Sex ed curriculum proposal pitches abstinence

Published 5:00 pm Saturday, September 18, 2010

Staff Writer

Lessons on abstinence will continue to comprise much of the sex education curriculum at Beaufort County schools, according to a series of lesson plans presented to a committee of school leaders Thursday.
Three class sessions for seventh grade students and four class sessions for eighth and ninth grade students will focus on abstinence, according to a day-by-day list of proposed lesson plans given to a committee of the Beaufort County Board of Education tasked with curriculum and personnel issues.
After receiving copies of the proposed lesson plans, the committee postponed discussing them until the Tuesday meeting of the school board.
The class sessions will be taught by Beaufort County health and physical education teachers or county nurses, according to the information presented to the committee.
Once the school board approves the lesson plans, they will be available for public review in school libraries for at least 60 days prior to their use in the schools. Parents will be given detailed forms allowing them to withdraw their children from specific class sessions or all of the instruction, according to the information presented Thursday.

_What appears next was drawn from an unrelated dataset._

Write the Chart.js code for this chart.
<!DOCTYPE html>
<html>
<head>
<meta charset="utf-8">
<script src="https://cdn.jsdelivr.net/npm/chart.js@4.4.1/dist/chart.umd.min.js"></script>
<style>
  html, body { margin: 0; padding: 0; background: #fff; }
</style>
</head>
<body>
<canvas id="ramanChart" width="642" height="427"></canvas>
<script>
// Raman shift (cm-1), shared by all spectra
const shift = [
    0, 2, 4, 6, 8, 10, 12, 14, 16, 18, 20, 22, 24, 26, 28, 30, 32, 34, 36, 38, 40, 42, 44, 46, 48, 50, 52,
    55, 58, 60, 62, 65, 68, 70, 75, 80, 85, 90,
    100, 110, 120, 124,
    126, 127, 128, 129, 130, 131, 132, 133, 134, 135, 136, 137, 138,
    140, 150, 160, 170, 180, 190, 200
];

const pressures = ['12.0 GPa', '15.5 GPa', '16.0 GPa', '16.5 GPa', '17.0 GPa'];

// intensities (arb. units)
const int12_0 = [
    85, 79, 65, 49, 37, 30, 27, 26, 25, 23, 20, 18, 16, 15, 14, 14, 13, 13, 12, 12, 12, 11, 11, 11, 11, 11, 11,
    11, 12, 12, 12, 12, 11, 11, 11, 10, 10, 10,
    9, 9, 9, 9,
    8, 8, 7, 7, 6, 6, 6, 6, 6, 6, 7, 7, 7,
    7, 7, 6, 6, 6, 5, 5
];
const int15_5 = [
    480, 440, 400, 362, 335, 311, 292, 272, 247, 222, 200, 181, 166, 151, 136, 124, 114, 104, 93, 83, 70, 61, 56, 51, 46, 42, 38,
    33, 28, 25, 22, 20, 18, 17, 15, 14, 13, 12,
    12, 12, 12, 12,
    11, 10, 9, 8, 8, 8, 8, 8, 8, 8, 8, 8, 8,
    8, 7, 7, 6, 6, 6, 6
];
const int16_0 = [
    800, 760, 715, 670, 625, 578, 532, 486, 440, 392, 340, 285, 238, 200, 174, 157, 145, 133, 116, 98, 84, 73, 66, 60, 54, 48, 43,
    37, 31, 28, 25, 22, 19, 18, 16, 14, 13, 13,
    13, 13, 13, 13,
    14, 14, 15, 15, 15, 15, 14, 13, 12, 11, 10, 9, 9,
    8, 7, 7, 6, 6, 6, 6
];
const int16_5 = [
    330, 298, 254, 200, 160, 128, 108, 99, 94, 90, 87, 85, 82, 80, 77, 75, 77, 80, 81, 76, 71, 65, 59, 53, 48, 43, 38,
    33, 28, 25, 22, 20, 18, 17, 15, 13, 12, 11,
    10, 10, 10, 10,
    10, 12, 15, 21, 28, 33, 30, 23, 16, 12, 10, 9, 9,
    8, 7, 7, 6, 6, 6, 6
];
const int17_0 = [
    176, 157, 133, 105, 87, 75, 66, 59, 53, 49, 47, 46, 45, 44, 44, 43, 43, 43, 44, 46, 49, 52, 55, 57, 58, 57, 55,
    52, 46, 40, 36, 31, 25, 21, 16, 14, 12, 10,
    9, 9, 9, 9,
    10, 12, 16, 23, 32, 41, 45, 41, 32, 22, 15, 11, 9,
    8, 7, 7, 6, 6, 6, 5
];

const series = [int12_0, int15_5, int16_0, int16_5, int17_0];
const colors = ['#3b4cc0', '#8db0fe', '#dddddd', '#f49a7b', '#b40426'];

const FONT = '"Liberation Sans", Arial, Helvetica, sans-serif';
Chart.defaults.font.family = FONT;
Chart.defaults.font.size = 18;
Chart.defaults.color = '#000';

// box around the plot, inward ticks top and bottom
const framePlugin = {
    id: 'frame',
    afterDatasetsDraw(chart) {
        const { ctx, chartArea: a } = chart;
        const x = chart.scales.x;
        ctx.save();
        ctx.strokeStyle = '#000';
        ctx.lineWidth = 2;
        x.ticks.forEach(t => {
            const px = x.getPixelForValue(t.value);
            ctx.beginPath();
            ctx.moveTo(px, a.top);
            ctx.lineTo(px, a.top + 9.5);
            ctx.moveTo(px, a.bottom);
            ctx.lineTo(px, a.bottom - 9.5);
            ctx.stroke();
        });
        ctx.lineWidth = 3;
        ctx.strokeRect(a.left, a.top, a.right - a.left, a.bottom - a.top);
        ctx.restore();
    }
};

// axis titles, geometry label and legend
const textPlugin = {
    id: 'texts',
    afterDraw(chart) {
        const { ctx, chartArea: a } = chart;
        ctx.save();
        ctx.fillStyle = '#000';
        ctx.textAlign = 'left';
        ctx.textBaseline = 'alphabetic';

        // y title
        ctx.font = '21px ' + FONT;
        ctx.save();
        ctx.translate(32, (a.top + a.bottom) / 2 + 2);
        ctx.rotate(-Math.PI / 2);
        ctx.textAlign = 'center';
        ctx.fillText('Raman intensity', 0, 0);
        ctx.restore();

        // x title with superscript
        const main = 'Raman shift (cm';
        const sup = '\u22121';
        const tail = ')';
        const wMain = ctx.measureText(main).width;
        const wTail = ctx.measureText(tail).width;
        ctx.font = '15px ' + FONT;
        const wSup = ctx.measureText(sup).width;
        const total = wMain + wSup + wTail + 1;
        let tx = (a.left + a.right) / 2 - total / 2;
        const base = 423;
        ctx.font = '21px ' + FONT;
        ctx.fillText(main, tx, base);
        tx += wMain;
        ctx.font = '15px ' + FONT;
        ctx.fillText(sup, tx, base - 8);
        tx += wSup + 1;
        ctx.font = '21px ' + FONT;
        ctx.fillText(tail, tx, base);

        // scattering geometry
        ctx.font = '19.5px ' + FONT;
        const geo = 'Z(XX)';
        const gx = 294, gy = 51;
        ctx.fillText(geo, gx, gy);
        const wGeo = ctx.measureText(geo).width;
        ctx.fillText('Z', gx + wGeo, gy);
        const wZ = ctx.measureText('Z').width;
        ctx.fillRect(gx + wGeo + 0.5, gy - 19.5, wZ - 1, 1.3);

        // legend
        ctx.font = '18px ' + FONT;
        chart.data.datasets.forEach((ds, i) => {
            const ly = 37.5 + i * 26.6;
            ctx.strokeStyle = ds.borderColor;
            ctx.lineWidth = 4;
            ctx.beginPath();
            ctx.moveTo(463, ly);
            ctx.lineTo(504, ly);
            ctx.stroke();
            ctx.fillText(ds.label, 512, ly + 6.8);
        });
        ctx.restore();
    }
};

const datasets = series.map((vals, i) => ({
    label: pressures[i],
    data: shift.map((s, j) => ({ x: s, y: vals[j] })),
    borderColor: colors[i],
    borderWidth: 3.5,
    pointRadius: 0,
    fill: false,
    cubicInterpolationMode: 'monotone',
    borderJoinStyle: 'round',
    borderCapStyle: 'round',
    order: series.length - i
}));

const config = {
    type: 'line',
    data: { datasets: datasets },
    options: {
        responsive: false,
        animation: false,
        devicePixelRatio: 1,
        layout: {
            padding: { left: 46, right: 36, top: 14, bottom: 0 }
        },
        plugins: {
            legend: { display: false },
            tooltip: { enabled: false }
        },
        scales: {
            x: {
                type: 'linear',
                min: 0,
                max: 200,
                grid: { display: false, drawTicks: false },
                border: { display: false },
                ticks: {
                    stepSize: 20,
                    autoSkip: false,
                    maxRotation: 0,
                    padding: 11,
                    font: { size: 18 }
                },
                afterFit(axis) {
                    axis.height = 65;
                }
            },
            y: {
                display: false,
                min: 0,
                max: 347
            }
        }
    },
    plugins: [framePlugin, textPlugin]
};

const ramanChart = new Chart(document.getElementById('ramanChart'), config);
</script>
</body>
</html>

If approved, teacher training in the new curriculum could begin as early as Oct. 4 and the new lesson plans could be ready for use in the local public schools by Thanksgiving, school officials have said.
The lesson plans are based on materials developed by the N.C. Comprehensive Health Education Training Center at Appalachian State University. The ASU materials were the overwhelming favorite of a task force of educators, health care providers, parents and community members that was charged with recommending materials for Beaufort County Schools to comply with state mandated changes that will take effect this school year.

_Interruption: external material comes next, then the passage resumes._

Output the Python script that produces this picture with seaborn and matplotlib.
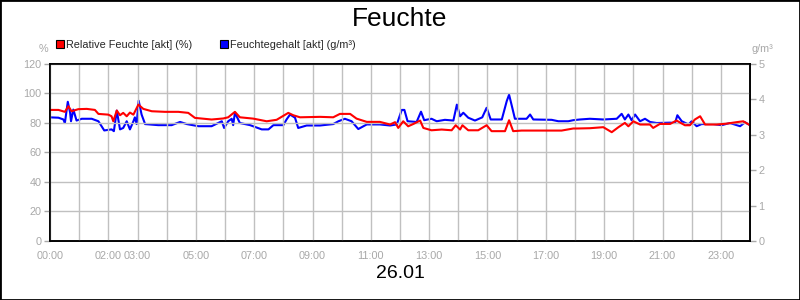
import matplotlib
matplotlib.use("Agg")
import matplotlib.pyplot as plt
import seaborn as sns
import pandas as pd
from matplotlib.lines import Line2D
from matplotlib.patches import Rectangle

sns.set_style("white")
plt.rcParams['font.family'] = ['Liberation Sans', 'DejaVu Sans']

# ---- data ----
rh_hours = [0.0, 0.29, 0.51, 0.63, 0.74, 0.97, 1.26, 1.54, 1.66, 2.0, 2.11, 2.17, 2.29, 2.40,
            2.51, 2.63, 2.74, 2.86, 3.03, 3.20, 3.49, 3.94, 4.40, 4.74, 4.97, 5.54, 5.94,
            6.11, 6.34, 6.51, 6.97, 7.43, 7.77, 8.17, 8.34, 8.57, 9.26, 9.71, 9.94, 10.29,
            10.51, 10.86, 11.31, 11.66, 11.83, 11.94, 12.11, 12.28, 12.46, 12.69, 12.80,
            13.08, 13.43, 13.77, 13.91, 14.06, 14.14, 14.34, 14.68, 14.97, 15.14, 15.60,
            15.74, 15.88, 16.17, 16.97, 17.54, 17.94, 18.06, 18.51, 18.97, 19.26, 19.49,
            19.71, 19.83, 20.0, 20.23, 20.57, 20.68, 20.91, 21.26, 21.48, 21.77, 21.94,
            22.11, 22.29, 22.46, 22.86, 23.20, 23.54, 23.77, 24.0]
rh_values = [88.8, 88.8, 87.5, 91.3, 87.9, 89.3, 89.5, 88.8, 86.1, 85.6, 84.5, 81.1, 88.4, 85.2,
             86.8, 84.5, 87.0, 85.6, 92.4, 89.5, 87.9, 87.5, 87.5, 86.8, 83.4, 82.3, 83.0,
             83.8, 87.5, 83.8, 82.9, 81.1, 82.1, 86.8, 85.2, 83.8, 84.1, 83.8, 86.1, 86.1,
             82.9, 80.7, 80.7, 78.9, 80.5, 76.6, 81.1, 77.7, 79.3, 81.6, 76.6,
             75.0, 75.5, 75.0, 78.4, 75.5, 78.4, 75.0, 75.0, 78.4, 74.4, 74.4,
             81.8, 74.4, 74.8, 74.8, 74.8, 76.2, 76.2, 76.4, 77.1, 73.7, 77.1,
             80.0, 77.7, 81.1, 78.9, 78.9, 76.6, 79.3, 79.3, 81.6, 78.4, 78.4,
             82.3, 84.5, 78.9, 78.9, 79.5, 80.5, 81.1, 78.4]

ah_hours = [0.0, 0.29, 0.46, 0.51, 0.61, 0.69, 0.72, 0.80, 0.91, 1.09, 1.43, 1.66, 1.86, 2.11,
            2.19, 2.29, 2.40, 2.51, 2.63, 2.74, 2.86, 2.91, 2.97, 3.04, 3.14, 3.26, 3.71,
            4.17, 4.46, 4.69, 5.09, 5.54, 5.89, 5.97, 6.11, 6.23, 6.28, 6.34, 6.51, 6.86,
            7.26, 7.49, 7.66, 8.0, 8.11, 8.23, 8.40, 8.51, 8.80, 9.26, 9.71, 9.89, 10.11,
            10.34, 10.57, 10.86, 11.31, 11.66, 11.89, 12.06, 12.15, 12.26, 12.57, 12.72,
            12.83, 13.08, 13.26, 13.54, 13.83, 13.95, 14.06, 14.17, 14.34, 14.57, 14.82,
            14.97, 15.11, 15.49, 15.66, 15.74, 15.85, 15.94, 16.34, 16.46, 16.57, 17.20,
            17.43, 17.77, 17.94, 18.17, 18.51, 18.97, 19.43, 19.60, 19.71, 19.83, 19.94,
            20.06, 20.23, 20.40, 20.57, 20.80, 21.26, 21.43, 21.51, 21.66, 21.89, 22.0,
            22.17, 22.34, 22.74, 23.03, 23.31, 23.66, 23.83, 24.0]
ah_values = [3.49, 3.48, 3.43, 3.33, 3.93, 3.62, 3.38, 3.71, 3.40, 3.45, 3.45, 3.38, 3.12, 3.15,
             3.10, 3.68, 3.15, 3.19, 3.38, 3.15, 3.38, 3.49, 3.30, 3.96, 3.57, 3.30, 3.27,
             3.27, 3.36, 3.30, 3.24, 3.24, 3.38, 3.19, 3.38, 3.45, 3.27, 3.62, 3.33, 3.27,
             3.15, 3.15, 3.27, 3.27, 3.43, 3.57, 3.48, 3.19, 3.26, 3.26, 3.30, 3.38, 3.45,
             3.38, 3.16, 3.29, 3.29, 3.26, 3.29, 3.70, 3.70, 3.38, 3.36, 3.65,
             3.41, 3.45, 3.38, 3.42, 3.40, 3.85, 3.52, 3.62, 3.48, 3.40, 3.49,
             3.76, 3.43, 3.43, 3.95, 4.13, 3.76, 3.45, 3.45, 3.57, 3.43, 3.42,
             3.38, 3.38, 3.41, 3.43, 3.45, 3.43, 3.45, 3.59, 3.43, 3.57, 3.41,
             3.57, 3.38, 3.45, 3.36, 3.33, 3.34, 3.33, 3.55, 3.38, 3.29, 3.38,
             3.24, 3.30, 3.30, 3.27, 3.33, 3.24, 3.35, 3.27]

tick_hours = [0, 2, 3, 5, 7, 9, 11, 13, 15, 17, 19, 21, 23]
tick_labels = ["00:00", "02:00", "03:00", "05:00", "07:00", "09:00", "11:00",
               "13:00", "15:00", "17:00", "19:00", "21:00", "23:00"]
left_ticks = [0, 20, 40, 60, 80, 100, 120]
right_ticks = [0, 1, 2, 3, 4, 5]

title = "Feuchte"
date_label = "26.01"
rh_name = "Relative Feuchte [akt] (%)"
ah_name = "Feuchtegehalt [akt] (g/m³)"

rh_df = pd.DataFrame({"h": rh_hours, "v": rh_values})
ah_df = pd.DataFrame({"h": ah_hours, "v": ah_values})

gray = "#a8a8a8"
fs = 7.8
fig = plt.figure(figsize=(8, 3), dpi=100)
ax = fig.add_axes([0.0625, 0.197, 0.875, 0.59])
ax2 = ax.twinx()

sns.lineplot(data=ah_df, x="h", y="v", ax=ax2, color="#0000ff", linewidth=1.5)
sns.lineplot(data=rh_df, x="h", y="v", ax=ax, color="#ff0000", linewidth=1.5)
# draw red above blue
ax.set_zorder(ax2.get_zorder() + 1)
ax.patch.set_visible(False)

ax.set_xlim(0, 24)
ax.set_ylim(0, 120)
ax2.set_ylim(0, 5)
ax.set_xticks(range(0, 25))
ax.set_xticklabels([tick_labels[tick_hours.index(h)] if h in tick_hours else "" for h in range(0, 25)])
ax.set_yticks(left_ticks)
ax2.set_yticks(right_ticks)
ax.grid(True, color="#c0c0c0", linewidth=1)
ax2.grid(False)
ax.set_xlabel("")
ax.set_ylabel("")
ax2.set_ylabel("")

for a in (ax, ax2):
    a.tick_params(axis="both", colors=gray, labelcolor=gray, labelsize=fs,
                  length=4, width=1, direction="out")
    for s in a.spines.values():
        s.set_color("black")
        s.set_linewidth(1.2)
ax.tick_params(axis="x", pad=3)
ax.tick_params(axis="y", pad=2)
ax2.tick_params(axis="y", pad=2)

fig.text(0.5, 0.937, title, ha="center", va="center", fontsize=19, color="black")
fig.text(0.5, 0.09, date_label, ha="center", va="center", fontsize=14, color="black")
fig.text(0.054, 0.838, "%", ha="center", va="center", fontsize=fs, color=gray)
fig.text(0.953, 0.838, "g/m³", ha="center", va="center", fontsize=fs, color=gray)

handles = [Line2D([], [], marker="s", linestyle="none", markersize=6,
                  markerfacecolor="#ff0000", markeredgecolor="black", markeredgewidth=0.8),
           Line2D([], [], marker="s", linestyle="none", markersize=6,
                  markerfacecolor="#0000ff", markeredgecolor="black", markeredgewidth=0.8)]
fig.legend(handles, [rh_name, ah_name], loc="center left", bbox_to_anchor=(0.071, 0.85),
           ncol=2, frameon=False, fontsize=fs, handlelength=0.6, handletextpad=0.25,
           columnspacing=2.6, borderaxespad=0, borderpad=0)

fig.patches.append(Rectangle((0, 0), 1, 1, transform=fig.transFigure, fill=False,
                             edgecolor="black", linewidth=2))

fig.savefig("out.png", dpi=100)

The Healthy Youth Act, approved by state lawmakers last year, requires the public schools to revamp sex education. It expands the requirements for age-appropriate sex education offered to students as part of health education courses in the seventh, eighth and ninth grades. While still emphasizing abstinence, the law requires students to receive more information on sexually transmitted diseases, effectiveness and safety of FDA-approved contraceptive devices in preventing pregnancy and disease, and awareness of sexual assault, sexual abuse and risk reduction.

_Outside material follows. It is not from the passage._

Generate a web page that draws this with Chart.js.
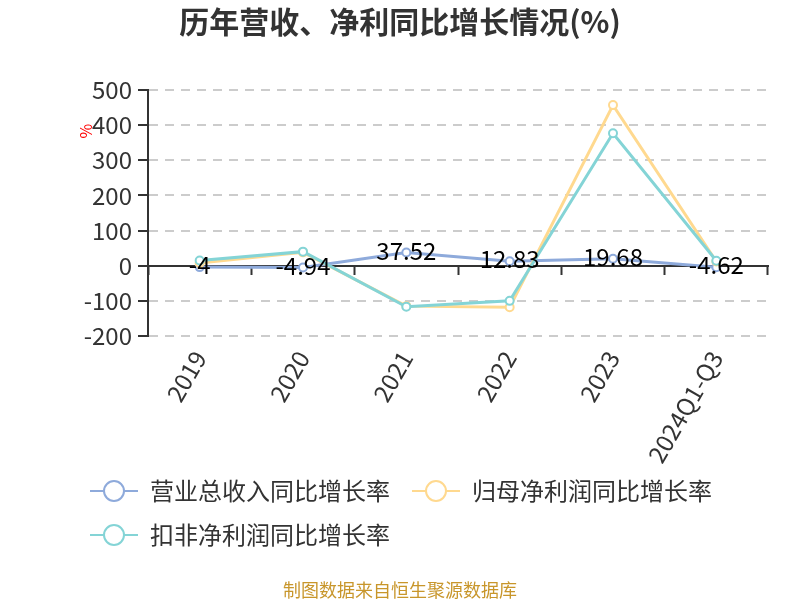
<!DOCTYPE html>
<html>
<head>
<meta charset="utf-8">
<script src="https://cdn.jsdelivr.net/npm/chart.js@4.4.0/dist/chart.umd.min.js"></script>
<style>
    html, body { margin: 0; padding: 0; background: #fff; }
</style>
</head>
<body>
<canvas id="chart" width="800" height="600"></canvas>
<script>
// Данные графика
const categories = ['2019', '2020', '2021', '2022', '2023', '2024Q1-Q3'];
const revenueGrowth = [-4, -4.94, 37.52, 12.83, 19.68, -4.62];
const netProfitGrowth = [8, 38, -115, -118, 457, 12];
const deductedProfitGrowth = [15, 40, -117, -100, 377, 14];
const yTicks = [-200, -100, 0, 100, 200, 300, 400, 500];
const seriesNames = ['营业总收入同比增长率', '归母净利润同比增长率', '扣非净利润同比增长率'];
const seriesColors = ['#8eaadb', '#ffd98f', '#84d4d6'];

const FONT = "'Noto Sans CJK SC', 'Noto Sans', sans-serif";
Chart.defaults.font.family = FONT;

// Значок легенды: линия с кружком
function legendIcon(color) {
    const c = document.createElement('canvas');
    c.width = 50;
    c.height = 24;
    const g = c.getContext('2d');
    g.strokeStyle = color;
    g.lineWidth = 2;
    g.beginPath();
    g.moveTo(2, 12);
    g.lineTo(50, 12);
    g.stroke();
    g.beginPath();
    g.arc(26, 12, 10, 0, Math.PI * 2);
    g.fillStyle = '#fff';
    g.fill();
    g.stroke();
    return c;
}
const legendIcons = seriesColors.map(legendIcon);

// Заголовок, подписи значений первой серии, "%" и источник
const extrasPlugin = {
    id: 'extras',
    afterDatasetsDraw(chart) {
        const ctx = chart.ctx;
        const meta = chart.getDatasetMeta(0);
        ctx.save();
        ctx.font = '24px ' + FONT;
        ctx.fillStyle = '#000';
        ctx.textAlign = 'center';
        ctx.textBaseline = 'middle';
        meta.data.forEach((pt, i) => {
            ctx.fillText(String(revenueGrowth[i]), pt.x, pt.y - 2);
        });
        ctx.restore();
    },
    afterDraw(chart) {
        const ctx = chart.ctx;
        const y = chart.scales.y;

        ctx.save();
        ctx.font = 'bold 30px ' + FONT;
        ctx.fillStyle = '#333';
        ctx.textAlign = 'center';
        ctx.textBaseline = 'middle';
        ctx.fillText('历年营收、净利同比增长情况(%)', chart.width / 2, 22);
        ctx.restore();

        ctx.save();
        ctx.translate(chart.chartArea.left - 62, y.getPixelForValue(400) + 6);
        ctx.rotate(-Math.PI / 2);
        ctx.font = '16px ' + FONT;
        ctx.fillStyle = '#ff0000';
        ctx.textAlign = 'center';
        ctx.textBaseline = 'middle';
        ctx.fillText('%', 0, 0);
        ctx.restore();

        ctx.save();
        ctx.font = '18px ' + FONT;
        ctx.fillStyle = '#c8962b';
        ctx.textAlign = 'center';
        ctx.textBaseline = 'middle';
        ctx.fillText('制图数据来自恒生聚源数据库', chart.width / 2, 590);
        ctx.restore();
    }
};

function makeDataset(i, values, order) {
    return {
        label: seriesNames[i],
        data: values,
        borderColor: seriesColors[i],
        backgroundColor: '#fff',
        borderWidth: 3,
        pointRadius: 4,
        pointBorderWidth: 2,
        pointBackgroundColor: '#fff',
        pointBorderColor: seriesColors[i],
        tension: 0,
        fill: false,
        order: order
    };
}

new Chart(document.getElementById('chart').getContext('2d'), {
    type: 'line',
    data: {
        labels: categories,
        datasets: [
            makeDataset(0, revenueGrowth, 3),
            makeDataset(1, netProfitGrowth, 2),
            makeDataset(2, deductedProfitGrowth, 1)
        ]
    },
    options: {
        responsive: false,
        animation: false,
        devicePixelRatio: 1,
        layout: { padding: { left: 68, right: 32, top: 90, bottom: 43 } },
        plugins: {
            title: { display: false },
            legend: {
                position: 'bottom',
                align: 'start',
                labels: {
                    usePointStyle: true,
                    pointStyleWidth: 50,
                    boxHeight: 24,
                    padding: 20,
                    color: '#333',
                    font: { size: 24 },
                    sort: (a, b) => a.datasetIndex - b.datasetIndex,
                    generateLabels: chart => Chart.defaults.plugins.legend.labels.generateLabels(chart).map(item => {
                        item.pointStyle = legendIcons[item.datasetIndex];
                        return item;
                    })
                }
            },
            tooltip: { enabled: false }
        },
        scales: {
            x: {
                type: 'category',
                offset: true,
                border: { display: false },
                grid: { display: false },
                ticks: {
                    color: '#333',
                    font: { size: 24 },
                    minRotation: 60,
                    maxRotation: 60,
                    padding: 2
                },
                afterFit: s => {
                    s.height = 123;
                    // подписи длиннее оси — не обрезаем их
                    s._computeLabelArea = () => null;
                }
            },
            x2: {
                type: 'category',
                position: { y: 0 },
                offset: true,
                border: { display: true, color: '#333', width: 2 },
                grid: {
                    offset: true,
                    drawOnChartArea: false,
                    drawTicks: true,
                    tickLength: 8,
                    tickColor: '#333',
                    tickWidth: 2
                },
                ticks: { display: false }
            },
            y: {
                min: -200,
                max: 500,
                border: { display: true, color: '#333', width: 2, dash: [9, 7] },
                grid: {
                    color: '#cccccc',
                    lineWidth: 2,
                    tickColor: '#333',
                    tickLength: 10,
                    tickWidth: 2,
                    tickBorderDash: []
                },
                ticks: {
                    color: '#333',
                    font: { size: 24 },
                    padding: 6
                },
                afterBuildTicks: s => { s.ticks = yTicks.map(v => ({ value: v })); },
                afterFit: s => { s.width = 80; }
            }
        }
    },
    plugins: [extrasPlugin]
});
</script>
</body>
</html>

It also gives parents and guardians the right to opt out of instruction for their child in all or in specific topics discussed in sex education classes and it gives them the right to review all the materials and objectives that will be used in such classes.
The information presented Thursday calls for the new materials to be taught in a series of nine sessions in seventh grade and 10 sessions in the eighth and ninth grades.
The seventh grade curriculum includes three class sessions on abstinence, including a lesson on the advantages of raising children in a loving and stable home. Other sessions cover building healthy relationships, digital safety, sexual assault factors and reporting, sexually-transmitted diseases, and the effectiveness of condoms in preventing disease, according to the information presented to the committee.
The eighth grade curriculum includes four class sessions on abstinence plus individual sessions on building healthy relationships- including components of a happy home life and successful marriage, digital safety, resources available for the prevention of sexual risk-taking, consequences of unintended pregnancy, sexually-transmitted diseases, and the effectiveness of condoms in preventing unintended pregnancy.
The ninth grade curriculum also includes four sessions on abstinence and single sessions on healthy dating relationships, power and control in relationships- including information on how these factors can lead to violence, misconceptions of sexual assault, reducing the risk of and reporting sexual assault, prevention of sexually-transmitted diseases and pregnancy.
The new lesson plans will not include demonstrations on the use of contraceptives, although photographs of various products will be shown to students. Information on their use will be presented separately to male and female students.
In other business, the committee heard but took no action on a policy on recruitment and selection of new personnel. Among other changes, it clarifies the types of references that will be accepted for potential employees covered by the policy. The policy will be presented to the school board for its first review Tuesday.
The committee also unanimously approved an application for a $175,000 drop-out prevention grant from the N.C. Department of Public Instruction.